Exercise task ▸
Check each line of the records below and collect those holding "with".

Task input ▸
▬▬▬▬▬▬

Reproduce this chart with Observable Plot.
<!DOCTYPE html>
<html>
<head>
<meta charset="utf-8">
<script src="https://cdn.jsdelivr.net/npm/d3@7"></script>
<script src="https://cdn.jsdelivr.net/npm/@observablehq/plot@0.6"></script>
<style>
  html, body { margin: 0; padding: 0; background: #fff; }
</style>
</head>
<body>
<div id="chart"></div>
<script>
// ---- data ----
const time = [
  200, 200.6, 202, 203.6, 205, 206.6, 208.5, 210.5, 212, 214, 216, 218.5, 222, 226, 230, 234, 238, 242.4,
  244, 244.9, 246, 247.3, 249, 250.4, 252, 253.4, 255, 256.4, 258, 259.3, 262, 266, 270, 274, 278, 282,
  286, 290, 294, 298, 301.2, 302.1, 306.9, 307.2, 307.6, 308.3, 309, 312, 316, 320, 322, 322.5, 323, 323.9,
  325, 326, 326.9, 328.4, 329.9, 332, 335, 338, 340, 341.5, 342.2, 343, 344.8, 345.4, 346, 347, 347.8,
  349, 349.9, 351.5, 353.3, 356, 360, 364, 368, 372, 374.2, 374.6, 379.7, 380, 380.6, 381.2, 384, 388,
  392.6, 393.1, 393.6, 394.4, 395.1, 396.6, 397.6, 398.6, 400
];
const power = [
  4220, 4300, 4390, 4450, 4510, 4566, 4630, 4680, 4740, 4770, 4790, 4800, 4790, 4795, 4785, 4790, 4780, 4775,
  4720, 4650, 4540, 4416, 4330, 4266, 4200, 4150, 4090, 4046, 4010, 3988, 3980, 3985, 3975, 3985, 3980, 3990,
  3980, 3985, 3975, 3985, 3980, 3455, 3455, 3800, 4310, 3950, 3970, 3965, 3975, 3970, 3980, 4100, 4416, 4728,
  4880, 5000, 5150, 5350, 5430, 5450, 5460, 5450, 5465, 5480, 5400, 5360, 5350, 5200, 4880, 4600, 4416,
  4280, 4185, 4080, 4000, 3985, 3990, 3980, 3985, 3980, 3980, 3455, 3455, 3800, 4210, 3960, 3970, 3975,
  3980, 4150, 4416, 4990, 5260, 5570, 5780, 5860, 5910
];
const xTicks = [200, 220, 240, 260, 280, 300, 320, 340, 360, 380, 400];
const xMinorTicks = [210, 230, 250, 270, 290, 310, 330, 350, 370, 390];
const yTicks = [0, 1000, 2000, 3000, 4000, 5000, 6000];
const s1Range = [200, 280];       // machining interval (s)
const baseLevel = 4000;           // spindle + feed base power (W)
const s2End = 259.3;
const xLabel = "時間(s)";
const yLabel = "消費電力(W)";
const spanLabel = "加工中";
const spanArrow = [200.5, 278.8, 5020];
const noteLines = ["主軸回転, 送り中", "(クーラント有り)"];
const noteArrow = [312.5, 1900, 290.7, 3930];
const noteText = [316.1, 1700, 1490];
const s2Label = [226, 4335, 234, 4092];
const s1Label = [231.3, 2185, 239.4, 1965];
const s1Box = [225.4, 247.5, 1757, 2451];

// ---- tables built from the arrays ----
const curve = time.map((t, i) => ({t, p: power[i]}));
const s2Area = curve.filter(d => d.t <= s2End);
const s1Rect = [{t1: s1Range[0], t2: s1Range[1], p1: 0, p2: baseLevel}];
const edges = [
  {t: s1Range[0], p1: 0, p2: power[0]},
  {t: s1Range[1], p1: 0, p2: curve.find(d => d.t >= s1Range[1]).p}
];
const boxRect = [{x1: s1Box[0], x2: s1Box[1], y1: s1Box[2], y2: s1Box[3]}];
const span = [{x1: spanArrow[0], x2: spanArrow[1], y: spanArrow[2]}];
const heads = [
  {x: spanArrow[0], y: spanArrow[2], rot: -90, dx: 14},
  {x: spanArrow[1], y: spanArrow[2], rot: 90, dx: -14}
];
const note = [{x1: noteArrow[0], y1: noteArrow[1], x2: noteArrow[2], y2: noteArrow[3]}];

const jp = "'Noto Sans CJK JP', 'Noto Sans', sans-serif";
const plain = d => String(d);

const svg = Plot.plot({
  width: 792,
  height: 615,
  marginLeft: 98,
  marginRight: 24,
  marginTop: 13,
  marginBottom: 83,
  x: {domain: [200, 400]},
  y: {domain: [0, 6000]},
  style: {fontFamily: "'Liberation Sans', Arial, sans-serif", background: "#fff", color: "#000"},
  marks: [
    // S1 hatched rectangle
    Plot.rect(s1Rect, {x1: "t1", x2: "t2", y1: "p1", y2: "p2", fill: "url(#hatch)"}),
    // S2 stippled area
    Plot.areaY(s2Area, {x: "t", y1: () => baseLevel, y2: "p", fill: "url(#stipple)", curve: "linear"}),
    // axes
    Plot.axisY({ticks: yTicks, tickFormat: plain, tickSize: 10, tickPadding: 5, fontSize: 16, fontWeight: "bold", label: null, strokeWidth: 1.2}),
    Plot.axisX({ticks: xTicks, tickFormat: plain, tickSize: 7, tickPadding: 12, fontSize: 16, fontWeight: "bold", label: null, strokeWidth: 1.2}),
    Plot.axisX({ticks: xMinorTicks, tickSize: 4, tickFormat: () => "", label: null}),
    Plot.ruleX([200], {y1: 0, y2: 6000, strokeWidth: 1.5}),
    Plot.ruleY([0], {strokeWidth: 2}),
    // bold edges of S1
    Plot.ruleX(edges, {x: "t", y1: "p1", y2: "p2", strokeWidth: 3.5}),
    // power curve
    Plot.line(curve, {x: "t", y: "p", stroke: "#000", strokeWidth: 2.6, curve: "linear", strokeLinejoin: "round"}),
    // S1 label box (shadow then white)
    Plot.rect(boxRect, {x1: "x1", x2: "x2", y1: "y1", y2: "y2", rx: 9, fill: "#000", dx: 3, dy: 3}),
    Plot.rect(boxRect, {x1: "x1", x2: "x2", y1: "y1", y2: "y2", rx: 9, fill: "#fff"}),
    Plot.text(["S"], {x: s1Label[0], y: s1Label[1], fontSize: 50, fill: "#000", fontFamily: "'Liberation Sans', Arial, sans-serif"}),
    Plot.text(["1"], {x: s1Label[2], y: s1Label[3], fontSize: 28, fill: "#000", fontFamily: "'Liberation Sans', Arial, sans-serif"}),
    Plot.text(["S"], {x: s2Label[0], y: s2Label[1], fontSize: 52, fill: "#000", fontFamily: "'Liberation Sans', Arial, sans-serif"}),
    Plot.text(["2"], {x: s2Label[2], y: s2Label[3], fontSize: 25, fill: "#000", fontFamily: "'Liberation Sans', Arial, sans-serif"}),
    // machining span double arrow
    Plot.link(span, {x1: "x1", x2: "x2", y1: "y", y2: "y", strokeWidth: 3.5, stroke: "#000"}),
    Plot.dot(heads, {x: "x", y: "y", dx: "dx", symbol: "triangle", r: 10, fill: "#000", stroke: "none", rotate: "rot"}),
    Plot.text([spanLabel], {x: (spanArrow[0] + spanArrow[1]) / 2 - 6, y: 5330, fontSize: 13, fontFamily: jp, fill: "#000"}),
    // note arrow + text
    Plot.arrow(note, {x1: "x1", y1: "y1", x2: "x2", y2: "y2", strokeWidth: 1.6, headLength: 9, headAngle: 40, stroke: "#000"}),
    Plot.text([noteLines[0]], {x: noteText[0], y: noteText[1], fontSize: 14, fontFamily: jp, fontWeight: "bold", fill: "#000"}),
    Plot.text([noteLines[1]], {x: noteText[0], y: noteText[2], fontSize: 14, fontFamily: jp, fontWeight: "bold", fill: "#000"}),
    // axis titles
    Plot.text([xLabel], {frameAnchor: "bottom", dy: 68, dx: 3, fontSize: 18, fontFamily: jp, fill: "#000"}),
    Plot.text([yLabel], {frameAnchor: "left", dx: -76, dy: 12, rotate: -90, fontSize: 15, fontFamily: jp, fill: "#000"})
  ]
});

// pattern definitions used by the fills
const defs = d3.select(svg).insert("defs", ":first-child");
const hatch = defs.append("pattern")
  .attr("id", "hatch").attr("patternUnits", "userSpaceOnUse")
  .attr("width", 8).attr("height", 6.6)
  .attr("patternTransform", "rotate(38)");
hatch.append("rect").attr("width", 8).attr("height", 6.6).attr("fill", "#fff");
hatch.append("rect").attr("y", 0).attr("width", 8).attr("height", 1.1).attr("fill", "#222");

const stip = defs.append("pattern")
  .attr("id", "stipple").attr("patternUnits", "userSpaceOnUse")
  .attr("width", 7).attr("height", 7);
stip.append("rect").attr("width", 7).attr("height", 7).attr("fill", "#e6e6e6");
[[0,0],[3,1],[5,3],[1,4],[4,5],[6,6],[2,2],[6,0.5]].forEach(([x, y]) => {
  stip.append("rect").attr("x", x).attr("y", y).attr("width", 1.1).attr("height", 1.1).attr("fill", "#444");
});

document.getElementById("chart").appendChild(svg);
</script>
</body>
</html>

▬▬▬▬▬▬

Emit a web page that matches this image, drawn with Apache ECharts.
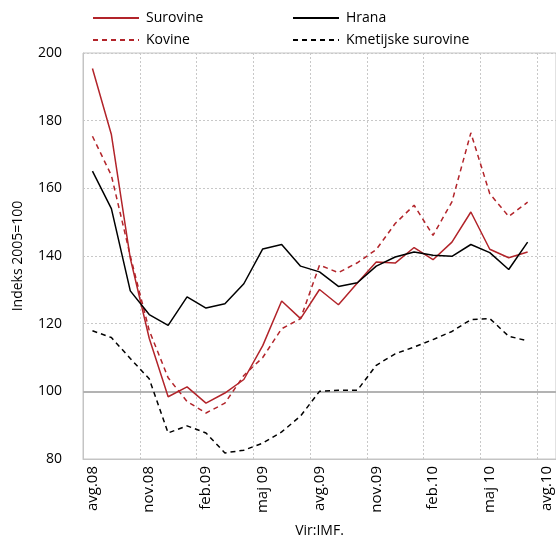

▬▬▬▬▬▬

Response to the task ▸
Reproduce this chart with Observable Plot.
Emit a web page that matches this image, drawn with Apache ECharts.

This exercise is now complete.